Of course, those of us in the world have our own ideas about such things as what God should or should not do, about redemption, and about glory. As we heard St. Luke uniquely report, as Moses and Elijah were parting from Jesus, Peter suggested that Jesus let Peter and John and James make three tents, one for Jesus, one for Moses, and one for Elijah, with Peter’s seemingly wishing indefinitely to prolong the glory, and maybe permanently to postpone the suffering, though St. Luke tells us that Peter did not know what he said. Certainly we also like both to extend glorious moments and to avoid inglorious ones. We also have heard our Lord speak of His and our paths going through suffering to glory, but we still try to come up with some other way to go, as Eve tried to do in the Garden of Eden. Plunged into sin already then, we continue to suffer sin’s consequences, being hostile to God by nature, and deserving nothing but temporal and eternal punishment. Except, out of God’s great love, mercy, and grace for the sake of His Son Jesus Christ, God calls and so enables us to turn in sorrow from our sin and to trust Him to forgive our sin, and, when we do so repent, then God forgives us. God forgives us who would wrongly prolong temporary glory and avoid suffering because Jesus faithfully endured suffering en route to eternal glory.
As we confessed in the Athanasian Creed, the Godhead of the Father and of the Son and of the Holy Spirit is one, and the glory of the three Blessed Persons is equal (Lutheran Service Book 319, ¶6). When an angel of the Lord appeared to the shepherds out in the field on the night of Jesus’s birth, the glory of the Lord shone around them (Luke 2:8-9). The glory indicates that Jesus is Divine, true God in human flesh. The Holy Spirit had come upon Mary, and the power of the Most High had overshadowed her, so that the Child born was called holy, the Son of God (Luke 1:35). Jesus is God’s Son, His Chosen One, St. Luke uniquely reports the Father’s voice’s saying, the One Who would accomplish His Exodus so that we can have our Exodus. As we heard in today’s Epistle Reading (Hebrews 3:1-6), Jesus has been counted worthy of more glory than Moses, and, for that matter, more glory than Elijah, too. Yet, during what we call Jesus’s “state of humiliation”, Jesus, as man, did not always or fully use His Divine powers, so that Jesus could suffer, be rejected, and be killed for the sins of the whole world, including your sins and my sins. Jesus died for us, in our place, and then, in what we call His “state of exaltation”, He was raised from the dead. Now, He, as man, fully and always uses His Divine powers, especially proclaiming Himself to be the Son of God and Redeemer of the world, governing and protecting His Church on earth, and finally leading His Church to glory in heaven.

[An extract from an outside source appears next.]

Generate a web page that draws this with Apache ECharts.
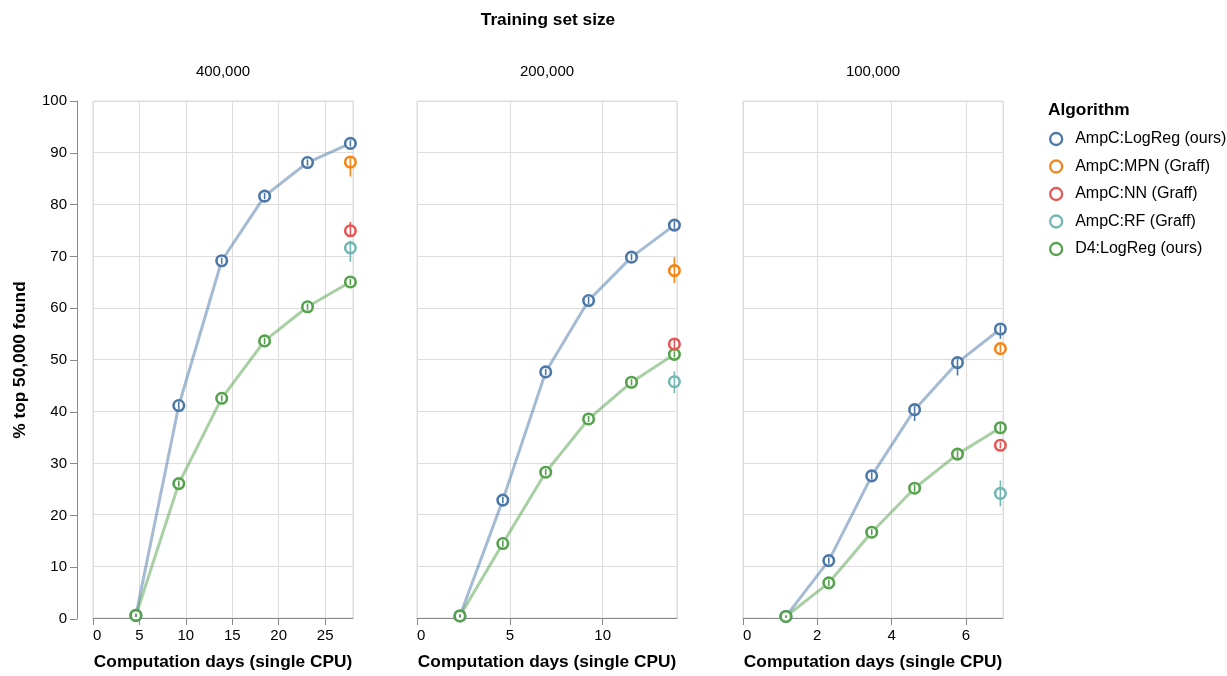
<!DOCTYPE html>
<html>
<head>
<meta charset="utf-8">
<script src="https://cdn.jsdelivr.net/npm/echarts@6/dist/echarts.min.js"></script>
<style>
html, body { margin: 0; padding: 0; background: #fff; }
#chart { width: 1227px; height: 676px; }
</style>
</head>
<body>
<div id="chart"></div>
<script>
// facet headers: training set size
var sizeLabels = ['400,000', '200,000', '100,000'];
var algoNames = ['AmpC:LogReg (ours)', 'AmpC:MPN (Graff)', 'AmpC:NN (Graff)', 'AmpC:RF (Graff)', 'D4:LogReg (ours)'];
var algoColors = ['#4c78a8', '#f58518', '#e45756', '#72b7b2', '#54a24b'];

// computation days (x) per panel
var days400k = [4.62, 9.24, 13.86, 18.48, 23.1, 27.72];
var days200k = [2.31, 4.62, 6.93, 9.24, 11.55, 13.86];
var days100k = [1.155, 2.31, 3.465, 4.62, 5.775, 6.93];
var xMax = [28, 14, 7];
var xStep = [5, 5, 2];

// % top 50,000 found, with error bar low / high
var ampcLogReg400k = [0.5, 41.1, 69.1, 81.6, 88.1, 91.8];
var ampcLogReg400kLo = [0.2, 40.4, 68.5, 81.0, 87.5, 91.2];
var ampcLogReg400kHi = [0.8, 41.8, 69.7, 82.2, 88.7, 92.4];
var d4LogReg400k = [0.5, 26.0, 42.5, 53.6, 60.2, 65.0];
var d4LogReg400kLo = [0.2, 25.4, 41.9, 53.0, 59.6, 64.4];
var d4LogReg400kHi = [0.8, 26.6, 43.1, 54.2, 60.8, 65.6];
// Graff models: MPN, NN, RF (last day only)
var graff400k = [88.2, 74.9, 71.6];
var graff400kLo = [85.4, 73.8, 68.9];
var graff400kHi = [89.2, 76.6, 73.0];

var ampcLogReg200k = [0.4, 22.8, 47.6, 61.4, 69.8, 76.0];
var ampcLogReg200kLo = [0.1, 22.2, 47.0, 60.7, 69.2, 75.3];
var ampcLogReg200kHi = [0.7, 23.4, 48.2, 62.1, 70.4, 76.7];
var d4LogReg200k = [0.4, 14.4, 28.2, 38.5, 45.6, 51.0];
var d4LogReg200kLo = [0.1, 13.8, 27.6, 37.9, 45.0, 50.4];
var d4LogReg200kHi = [0.7, 15.0, 28.8, 39.1, 46.2, 51.6];
var graff200k = [67.2, 53.0, 45.7];
var graff200kLo = [64.8, 52.2, 43.5];
var graff200kHi = [69.8, 53.8, 47.7];

var ampcLogReg100k = [0.3, 11.1, 27.5, 40.3, 49.4, 55.9];
var ampcLogReg100kLo = [0.1, 10.5, 26.8, 38.1, 46.9, 54.0];
var ampcLogReg100kHi = [0.5, 11.7, 28.2, 41.0, 50.2, 56.6];
var d4LogReg100k = [0.3, 6.8, 16.6, 25.1, 31.7, 36.8];
var d4LogReg100kLo = [0.1, 6.2, 16.0, 24.4, 31.0, 36.1];
var d4LogReg100kHi = [0.5, 7.4, 17.2, 25.8, 32.4, 37.5];
var graff100k = [52.1, 33.4, 24.1];
var graff100kLo = [51.4, 32.8, 21.6];
var graff100kHi = [52.8, 34.0, 26.6];

var panels = [
	{ days: days400k, ampc: [ampcLogReg400k, ampcLogReg400kLo, ampcLogReg400kHi], d4: [d4LogReg400k, d4LogReg400kLo, d4LogReg400kHi], graff: [graff400k, graff400kLo, graff400kHi] },
	{ days: days200k, ampc: [ampcLogReg200k, ampcLogReg200kLo, ampcLogReg200kHi], d4: [d4LogReg200k, d4LogReg200kLo, d4LogReg200kHi], graff: [graff200k, graff200kLo, graff200kHi] },
	{ days: days100k, ampc: [ampcLogReg100k, ampcLogReg100kLo, ampcLogReg100kHi], d4: [d4LogReg100k, d4LogReg100kLo, d4LogReg100kHi], graff: [graff100k, graff100kLo, graff100kHi] }
];

var FONT = '"Liberation Sans", Arial, Helvetica, sans-serif';
var gridLeft = [93, 417, 743];
var gridWidth = 260;
var gridTop = 101;
var gridHeight = 518;

function errorBarItem(params, api) {
	var lo = api.coord([api.value(0), api.value(1)]);
	var hi = api.coord([api.value(0), api.value(2)]);
	return {
		type: 'line',
		shape: { x1: lo[0], y1: lo[1], x2: hi[0], y2: hi[1] },
		style: { stroke: api.visual('color'), lineWidth: 1.6 }
	};
}

var grids = [], xAxes = [], yAxes = [], seriesArr = [], graphics = [];
for (var p = 0; p < panels.length; p++) {
	var pan = panels[p];
	grids.push({ left: gridLeft[p], top: gridTop, width: gridWidth, height: gridHeight,
		show: true, borderColor: '#ddd', borderWidth: 1, backgroundColor: 'transparent' });
	xAxes.push({
		gridIndex: p, type: 'value', min: 0, max: xMax[p], interval: xStep[p],
		name: 'Computation days (single CPU)', nameLocation: 'middle', nameGap: 36,
		nameTextStyle: { fontFamily: FONT, fontSize: 17.3, fontWeight: 'bold', color: '#000' },
		axisLine: { onZero: false, lineStyle: { color: '#888', width: 1 } },
		axisTick: { length: 7, lineStyle: { color: '#888' } },
		axisLabel: { fontFamily: FONT, fontSize: 15, color: '#000', margin: 10, showMaxLabel: false, alignMinLabel: 'left' },
		splitLine: { show: true, lineStyle: { color: '#ddd', width: 1 } }
	});
	// panel y axes only give the horizontal grid lines
	yAxes.push({
		gridIndex: p, type: 'value', min: 0, max: 100, interval: 10,
		axisLine: { show: false }, axisTick: { show: false }, axisLabel: { show: false },
		splitLine: { show: true, lineStyle: { color: '#ddd', width: 1 } }
	});

	var lastDay = pan.days[pan.days.length - 1];
	// two LogReg curves: AmpC (0) and D4 (4)
	var curves = [[0, pan.ampc], [4, pan.d4]];
	for (var c = 0; c < curves.length; c++) {
		var ai = curves[c][0], vals = curves[c][1];
		var pts = [], bars = [];
		for (var i = 0; i < pan.days.length; i++) {
			pts.push([pan.days[i], vals[0][i]]);
			bars.push([pan.days[i], vals[1][i], vals[2][i]]);
		}
		seriesArr.push({
			name: algoNames[ai], type: 'line', xAxisIndex: p, yAxisIndex: p, data: pts,
			symbol: 'circle', symbolSize: 10.5, z: 2,
			lineStyle: { color: algoColors[ai], width: 3, opacity: 0.5 },
			itemStyle: { color: '#fff', borderColor: algoColors[ai], borderWidth: 2.6 },
			emphasis: { disabled: true }
		});
		seriesArr.push({
			type: 'custom', xAxisIndex: p, yAxisIndex: p, data: bars, z: 3,
			encode: { x: 0, y: [1, 2] }, itemStyle: { color: algoColors[ai] },
			renderItem: errorBarItem
		});
	}
	// Graff models at the final day
	for (var g = 0; g < 3; g++) {
		var ai2 = g + 1;
		seriesArr.push({
			name: algoNames[ai2], type: 'scatter', xAxisIndex: p, yAxisIndex: p,
			data: [[lastDay, pan.graff[0][g]]], symbol: 'circle', symbolSize: 10.5, z: 2,
			itemStyle: { color: '#fff', borderColor: algoColors[ai2], borderWidth: 2.6, opacity: 1 },
			emphasis: { disabled: true }
		});
		seriesArr.push({
			type: 'custom', xAxisIndex: p, yAxisIndex: p, z: 3,
			data: [[lastDay, pan.graff[1][g], pan.graff[2][g]]],
			encode: { x: 0, y: [1, 2] }, itemStyle: { color: algoColors[ai2] },
			renderItem: errorBarItem
		});
	}
	graphics.push({
		type: 'text', x: gridLeft[p] + gridWidth / 2, y: 72,
		style: { text: sizeLabels[p], font: '15px ' + FONT, fill: '#000', textAlign: 'center', textVerticalAlign: 'middle' }
	});
}

// separate thin grid holding the left y axis, set off from the first panel
grids.push({ left: 77, top: gridTop, width: 10, height: gridHeight, show: false });
xAxes.push({ gridIndex: 3, type: 'value', min: 0, max: 1, show: false });
yAxes.push({
	gridIndex: 3, type: 'value', min: 0, max: 100, interval: 10,
	name: '% top 50,000 found', nameLocation: 'middle', nameGap: 48,
	nameTextStyle: { fontFamily: FONT, fontSize: 17.3, fontWeight: 'bold', color: '#000' },
	axisLine: { show: true, onZero: false, lineStyle: { color: '#888', width: 1 } },
	axisTick: { show: true, length: 7, lineStyle: { color: '#888' } },
	axisLabel: { fontFamily: FONT, fontSize: 15, color: '#000', margin: 10 },
	splitLine: { show: false }
});

graphics.push({
	type: 'text', x: 548, y: 20,
	style: { text: 'Training set size', font: 'bold 17.3px ' + FONT, fill: '#000', textAlign: 'center', textVerticalAlign: 'middle' }
});
graphics.push({
	type: 'text', x: 1048, y: 110,
	style: { text: 'Algorithm', font: 'bold 17.3px ' + FONT, fill: '#000', textAlign: 'left', textVerticalAlign: 'middle' }
});

var legendData = [];
for (var k = 0; k < algoNames.length; k++) {
	legendData.push({ name: algoNames[k], icon: 'circle',
		itemStyle: { color: '#fff', borderColor: algoColors[k], borderWidth: 2.3 } });
}

var myCharts = echarts.init(document.getElementById('chart'));
var option = {
	animation: false,
	backgroundColor: '#fff',
	grid: grids,
	xAxis: xAxes,
	yAxis: yAxes,
	legend: {
		orient: 'vertical', left: 1049, top: 131, padding: 0, itemWidth: 12, itemHeight: 12, itemGap: 11.5,
		data: legendData, selectedMode: false,
		textStyle: { fontFamily: FONT, fontSize: 16, color: '#000', lineHeight: 16, padding: [0, 0, 0, 8] }
	},
	graphic: graphics,
	series: seriesArr
};
myCharts.setOption(option);
</script>
</body>
</html>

We in Jesus’s Church on earth listen to Jesus as His Word is read and preached to groups such as this one. And, we listen to Him as His Gospel is applied to individuals with water in Holy Baptism, with a pastor’s touch in Holy Absolution, and with bread that is the Body of Christ given for us and wine that is the Blood of Christ shed for us in Holy Communion. True God in human flesh, Jesus is able to be really, physically present in the bread and wine with the same Body and Blood born of Mary, transfigured on the mountain, crucified on the cross, and risen from the grave. And, as Jesus Himself says, unless you eat His flesh and drink His blood, you have no life in you (John 6:53). He gives it for our good! Truly, in all of these ways, God forgives us our sins and so saves us and gives us eternal life.

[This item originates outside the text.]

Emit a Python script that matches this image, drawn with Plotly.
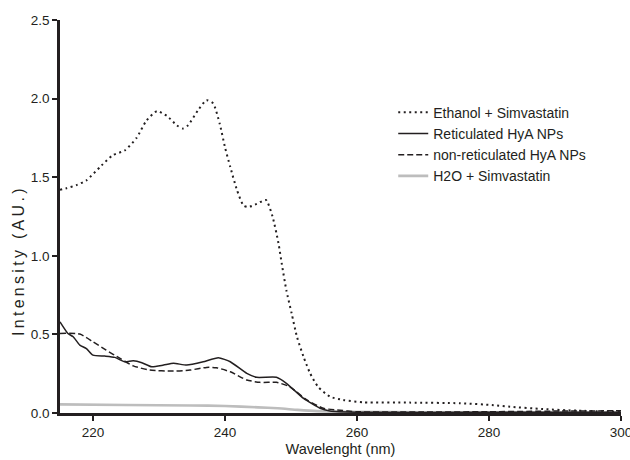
import plotly.graph_objects as go

eth_x = [215, 216, 217.5, 219, 221.3, 223, 224.8, 226.6, 228.1, 229.7, 231.2, 232.7, 233.6, 234.4,
         235.9, 237.2, 238.2, 239.2, 240, 240.8, 241.8, 242.8, 243.5, 244.8, 246.2, 247.2, 248.1,
         248.6, 249.3, 250.1, 250.9, 251.9, 252.9, 254.1, 255.9, 257.9, 261, 268, 275.6, 280.7,
         283.2, 288.2, 293.3, 300]
eth_y = [1.42, 1.43, 1.45, 1.48, 1.575, 1.64, 1.67, 1.75, 1.86, 1.92, 1.89, 1.83, 1.81, 1.83,
         1.925, 1.99, 1.97, 1.84, 1.69, 1.565, 1.42, 1.32, 1.31, 1.33, 1.355, 1.25, 1.08,
         0.95, 0.78, 0.633, 0.485, 0.358, 0.252, 0.167, 0.104, 0.083, 0.068, 0.066, 0.062, 0.05,
         0.04, 0.025, 0.015, 0.008]

ret_x = [215, 216.2, 217, 218, 219, 220, 221.8, 223.3, 224.8, 226.1, 227.4, 228.9, 230.7, 232.2,
         234.2, 236.7, 239, 240.8, 243.3, 244.8, 247.8, 249.3, 251.9, 254.4, 255.9, 260, 280, 300]
ret_y = [0.58, 0.506, 0.485, 0.432, 0.41, 0.368, 0.362, 0.354, 0.326, 0.332, 0.32, 0.294, 0.305, 0.316,
         0.305, 0.326, 0.352, 0.326, 0.252, 0.227, 0.227, 0.189, 0.093, 0.03, 0.013, 0.005, 0.004, 0.004]

non_x = [215, 218, 220, 222, 224.1, 226.1, 228.6, 232.2, 234.7, 237.2, 238.7, 240.8, 243.3, 245.3,
         247.8, 249.8, 252.4, 254.9, 257, 260, 270, 280, 290, 300]
non_y = [0.506, 0.502, 0.453, 0.40, 0.347, 0.30, 0.273, 0.267, 0.273, 0.29, 0.288, 0.262, 0.21, 0.195,
         0.195, 0.167, 0.083, 0.03, 0.019, 0.008, 0.006, 0.008, 0.012, 0.014]

h2o_x = [215, 225, 235, 240, 245, 248, 251, 254, 258, 270, 300]
h2o_y = [0.055, 0.051, 0.048, 0.045, 0.036, 0.03, 0.02, 0.012, 0.007, 0.005, 0.003]

names = ["Ethanol + Simvastatin", "Reticulated HyA NPs", "non-reticulated HyA NPs", "H2O + Simvastatin"]
x_ticks = [220, 240, 260, 280, 300]
y_ticks = [0.0, 0.5, 1.0, 1.5, 2.0, 2.5]

FONT = "Liberation Sans, Arial, Helvetica, sans-serif"
INK = "#231f20"

fig = go.Figure()
fig.add_trace(go.Scatter(x=h2o_x, y=h2o_y, name=names[3], mode="lines", legendrank=4, legendgroup="d",
                         line=dict(color="#bdbdbd", width=2.6, shape="spline", smoothing=0.6)))
fig.add_trace(go.Scatter(x=non_x, y=non_y, name=names[2], mode="lines", legendrank=3, legendgroup="c",
                         line=dict(color=INK, width=1.5, dash="6px,3px", shape="spline", smoothing=0.6)))
fig.add_trace(go.Scatter(x=ret_x, y=ret_y, name=names[1], mode="lines", legendrank=2, legendgroup="b",
                         line=dict(color=INK, width=1.5, shape="spline", smoothing=0.5)))
fig.add_trace(go.Scatter(x=eth_x, y=eth_y, name=names[0], mode="lines", legendrank=1, legendgroup="a",
                         line=dict(color=INK, width=2, dash="2px,3.5px", shape="spline", smoothing=0.6)))

fig.update_layout(
    width=630, height=460,
    margin=dict(l=60, r=9, t=19.5, b=47, pad=0, autoexpand=False),
    paper_bgcolor="white", plot_bgcolor="white",
    font=dict(family=FONT, size=13.5, color=INK),
    showlegend=True,
    legend=dict(x=0.594, xanchor="left", y=0.805, yanchor="top", bgcolor="rgba(0,0,0,0)",
                font=dict(size=14, color=INK), tracegroupgap=0, itemwidth=30),
    annotations=[dict(text='<span style="letter-spacing:3.3px">Intensity (AU.)</span>',
                      textangle=-90, xref="paper", yref="paper", x=-0.075, y=0.389,
                      xanchor="center", yanchor="middle", showarrow=False,
                      font=dict(size=16, color=INK))],
)
fig.update_xaxes(
    range=[215, 300], tickvals=x_ticks, ticktext=[str(v) for v in x_ticks],
    showline=True, linecolor=INK, linewidth=2.5, ticks="outside", ticklen=5, tickwidth=2,
    tickcolor=INK, showgrid=False, zeroline=False, ticklabeloverflow="allow", automargin=False,
    title=dict(text="Wavelenght (nm)", font=dict(size=14.5), standoff=5),
    tickfont=dict(size=13.5),
)
fig.update_yaxes(
    range=[0, 2.5], tickvals=y_ticks, ticktext=[f"{v:.1f}" for v in y_ticks],
    showline=True, linecolor=INK, linewidth=2.5, ticks="outside", ticklen=5, tickwidth=2,
    tickcolor=INK, showgrid=False, zeroline=False, ticklabeloverflow="allow", automargin=False,
    tickfont=dict(size=13.5),
)

fig.write_html("out.html")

Today’s Gospel Reading told us that Peter and John and James kept silent and told no one in those days anything of what they had seen. We might wonder when they did tell. Certainly at least Peter’s second preserved epistle recounts Peter’s being an eyewitness of Jesus’s receiving honor and glory from God the Father on the holy mountain (2 Peter 1:16-18). We have no command to keep silent. Rather, this day Dawn and Mae will publicly confess their faith in the Triune God, for example, and vow to remain true to God, Father, Son, and Holy Spirit, even to death. The rest of us who already are members of the congregation have made the same confession and vow. Jesus’s path was one through suffering to glory, but not glory for Him alone. The Collect of the Day prayed that God would mercifully make us co-heirs with the King in His glory, and the Hymn of the Day referred to the glory that shown from Jesus as a “wondrous type” and “vision fair / Of glory that the Church may share” (LSB 413:1; confer Keseman, CPR 35:1, pp.52-53). We will still wrongly try to prolong temporary earthly glory and to avoid suffering, not to mention that we will sin in other ways, but, by God’s love, mercy, and grace for the sake of His Son Jesus Christ, God ultimately brings us who repent and believe to that eternal glory.

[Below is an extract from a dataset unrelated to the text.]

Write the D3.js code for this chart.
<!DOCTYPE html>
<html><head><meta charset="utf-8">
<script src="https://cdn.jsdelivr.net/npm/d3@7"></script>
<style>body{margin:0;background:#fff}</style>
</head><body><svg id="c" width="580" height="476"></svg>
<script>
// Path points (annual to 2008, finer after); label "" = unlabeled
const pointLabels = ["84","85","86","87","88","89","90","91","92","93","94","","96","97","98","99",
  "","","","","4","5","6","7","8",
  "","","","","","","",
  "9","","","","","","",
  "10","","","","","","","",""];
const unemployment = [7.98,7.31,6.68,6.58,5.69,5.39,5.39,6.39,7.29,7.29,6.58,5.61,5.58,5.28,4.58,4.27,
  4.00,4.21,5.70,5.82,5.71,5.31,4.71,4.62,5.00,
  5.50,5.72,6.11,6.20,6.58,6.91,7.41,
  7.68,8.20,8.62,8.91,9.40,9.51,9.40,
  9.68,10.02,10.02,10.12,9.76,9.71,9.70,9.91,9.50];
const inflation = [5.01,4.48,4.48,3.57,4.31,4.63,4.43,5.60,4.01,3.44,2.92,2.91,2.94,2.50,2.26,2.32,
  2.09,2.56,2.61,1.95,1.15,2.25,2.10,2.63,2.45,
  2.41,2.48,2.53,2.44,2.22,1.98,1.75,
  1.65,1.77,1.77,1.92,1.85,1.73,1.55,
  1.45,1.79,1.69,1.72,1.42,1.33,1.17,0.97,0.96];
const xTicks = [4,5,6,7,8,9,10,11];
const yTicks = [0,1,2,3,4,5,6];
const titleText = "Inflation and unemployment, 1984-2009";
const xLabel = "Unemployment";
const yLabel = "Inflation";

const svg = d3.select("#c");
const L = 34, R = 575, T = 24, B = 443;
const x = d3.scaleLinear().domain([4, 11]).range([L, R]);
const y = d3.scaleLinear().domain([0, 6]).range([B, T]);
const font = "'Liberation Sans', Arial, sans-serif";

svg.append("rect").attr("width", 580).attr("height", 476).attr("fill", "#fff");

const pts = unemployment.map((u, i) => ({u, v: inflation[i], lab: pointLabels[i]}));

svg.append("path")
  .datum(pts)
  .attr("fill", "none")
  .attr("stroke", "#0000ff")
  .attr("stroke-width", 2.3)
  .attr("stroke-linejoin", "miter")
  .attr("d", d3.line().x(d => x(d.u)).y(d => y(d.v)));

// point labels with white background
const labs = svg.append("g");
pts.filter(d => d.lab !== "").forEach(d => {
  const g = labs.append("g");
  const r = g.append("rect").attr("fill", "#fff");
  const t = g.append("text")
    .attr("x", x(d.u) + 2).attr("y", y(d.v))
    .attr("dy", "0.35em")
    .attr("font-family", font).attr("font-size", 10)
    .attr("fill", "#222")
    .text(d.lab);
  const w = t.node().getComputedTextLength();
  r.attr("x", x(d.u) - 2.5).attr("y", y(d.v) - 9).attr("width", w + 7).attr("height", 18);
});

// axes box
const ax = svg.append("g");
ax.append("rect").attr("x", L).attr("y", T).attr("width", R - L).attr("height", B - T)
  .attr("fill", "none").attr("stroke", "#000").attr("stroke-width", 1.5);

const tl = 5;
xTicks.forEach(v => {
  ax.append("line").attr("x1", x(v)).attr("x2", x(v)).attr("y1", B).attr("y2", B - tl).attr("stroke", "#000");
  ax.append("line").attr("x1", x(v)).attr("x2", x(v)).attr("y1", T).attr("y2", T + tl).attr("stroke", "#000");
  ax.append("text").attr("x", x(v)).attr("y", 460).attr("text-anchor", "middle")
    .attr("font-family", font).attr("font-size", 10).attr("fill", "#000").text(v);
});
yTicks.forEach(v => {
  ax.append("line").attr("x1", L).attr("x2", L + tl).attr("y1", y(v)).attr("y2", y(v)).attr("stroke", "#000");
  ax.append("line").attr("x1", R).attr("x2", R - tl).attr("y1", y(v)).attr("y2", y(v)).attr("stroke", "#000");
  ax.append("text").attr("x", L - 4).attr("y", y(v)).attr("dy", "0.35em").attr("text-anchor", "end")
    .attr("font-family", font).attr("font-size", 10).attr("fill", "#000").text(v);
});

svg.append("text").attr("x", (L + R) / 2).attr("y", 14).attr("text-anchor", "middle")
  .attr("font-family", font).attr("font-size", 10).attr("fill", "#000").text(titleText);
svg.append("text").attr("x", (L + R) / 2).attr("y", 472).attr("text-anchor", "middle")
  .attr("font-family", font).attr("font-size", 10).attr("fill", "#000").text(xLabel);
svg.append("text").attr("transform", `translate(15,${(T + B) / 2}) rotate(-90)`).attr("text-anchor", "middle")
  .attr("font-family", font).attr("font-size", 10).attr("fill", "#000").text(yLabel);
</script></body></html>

Jesus’s Exodus in a very real sense is our Exodus: by His death He redeems us from sin, death, and the power of the devil. This week we come down from the mountain of the Transfiguration of Our Lord and the Season of Epiphany to Ash Wednesday and the Season of Lent, preparing us to celebrate another Easter in some 40 days. Through suffering to glory in the Church Year, and, thanks be to God, through suffering to glory for our eternal life.
Amen.
The peace of God, which passes all understanding, keep your hearts and minds in Christ Jesus. Amen.